22.11.2021 - 13:47 | Son Güncellenme:
Görkem Evci I gorkem.evci@milliyet.com.tr
Bir şeyin kopyası, orijinalinden daha iyi olabilir mi? Kopyanın bir değeri var mıdır? Müzede sergilenen bir sanat eserinin ya da tarihî eserin değeri nereden gelir? Bir filmle başlayan bu soruların yanıtı üzerine kafa yorarken kendimi Orhan Pamuk’un Benim Adım Kırmızı romanına yeniden göz atıp Şeyh Gâlib ve Roland Barthes’ı hatırlarken buldum.
İran sinemasının önemli isimlerinden Abbas Kiyarüstemi’nin İtalya’da çektiği Copie Conforme (2010), İngiliz bir yazar ile sanat galerisi sahibi bir Fransız’ın tuhaf “aşk” hikâyesini anlatıyor. Bu cümle bir açıdan filmi özetlemek için ideal gibi dururken bir açıdan da neredeyse tamamen yanlış. Zira bu aşk hikâyesini tuhaflaştıran, William Shimell tarafından canlandırılan James Miller isimli yazar karakterinin kitabında tartıştığı fikirlerin filmin tamamına sinmesi ve hatta bu fikirlerin bizzat filmin ana hikâyesine dönüşmesidir.
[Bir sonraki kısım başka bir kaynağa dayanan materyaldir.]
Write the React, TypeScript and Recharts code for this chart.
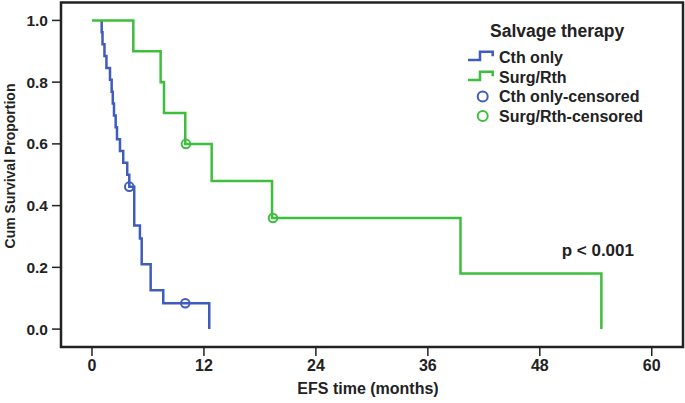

Kitabının İtalyanca çevirisinin gördüğü ilgi üzerine İtalya’ya gelip bir konuşma yapan Miller, kitabı yazarken tek bir amacı olduğunu söyler; kopyanın kendi içinde değerli olduğunu göstermek. Hatta filmle aynı ismi taşıyan kitabının alt başlığı da “Kopyası Orijinalinden Daha İyi”dir.
Miller’ın da söylediği gibi orijinal kelimesinin kökü, Latince “doğmak” anlamına da gelen “oriri”dir. Ona göre bu durum, her bir insanın aslında “atalarının DNA replikaları” olması nedeniyle anlamlıdır ve kopyanın değerine ilişkin tartışma, insanın kendisini anlaması açısından da faydalı olacaktır.
Orijinal Kopya
Juliette Binoche’un canlandırdığı Elle ile Miller’ın Güney Toscana’da çıktıkları kısa bir yolculuk, onları bir müzede sergilenen “Orijinal Kopya” isimli resme götürür. Roma Dönemi’ne ait olduğu düşünülen bu resmin 18. yüzyılda aslından kopyalandığı yüz yıldan fazla bir süre sergilendikten sonra fark edilmiş fakat eser, müzeden kaldırılmak yerine bu bilgilerle birlikte sergilenmeye devam etmiştir.
Orijinal-kopya, sahte-gerçek meselesi filmde yalnızca sanatsal ve tarihî eserler üzerinden anlatılmaz. Kendimizi birden romantik bir ilişki bağlamında, hakikat ile kurmacanın, orijinal ile kopyanın, taklit ile aslın birbirine karıştığı bir hikâyenin içinde buluruz.
Orijinallik, bir yönüyle “birey”le ilgilidir, biricik olmaya yapılan bir vurgudur. Karşısında da kolektiflik ve anonimlik bulunur. Orhan Pamuk da Benim Adım Kırmızı’da resim ve minyatür üzerinden Doğu ve Batı’yı karşılaştırırken bu meseleyi tartışır. Bu noktada edebiyat eleştirmeni Roland Barthes’ın, kudretli “yazar”ı kurmaca metinlerin merkezinden kaldırıp atması gelir akla. Zira ona göre metni oluşturan kişinin yaptığı şey, parçaları toplumdan bilinçli ya da bilinçsiz olarak alıp düzenlemekten ibarettir. Dolayısı ile orijinal diye bir şey zaten yoktur. Her şey birbirinin kopyasıdır.
Hikâyeye sahip olmak
Peki o halde bir eseri manen ya da maddeten değerli kılan nedir? Hakikî, özgün, biricik olması mı? Öyleyse Orijinal Kopya isimli resim, neden hâlâ müzededir? Neden Elle ile Miller’ın “oyun”u, gerçeğinden bile güzeldir? Bu soruların cevabı olsa olsa “bir hikâyeye sahip olmak” olabilir. Bir şeyi değerli kılan taşıdığı hikâyedir. Herhangi bir müzede bir taş parçasını, birkaç adım sonra sergilenen altın bir kap kadar değerli kılan da budur. Orijinal Kopya da anlatılmaya değer bir hikâyesi olduğu için oradadır. Hem bir eser, bir diğerinden kopyalansa ne çıkar? Şeyh Gâlib, “Çaldımsa da mîrî malı çaldım” diyeli 200 seneyi geçti.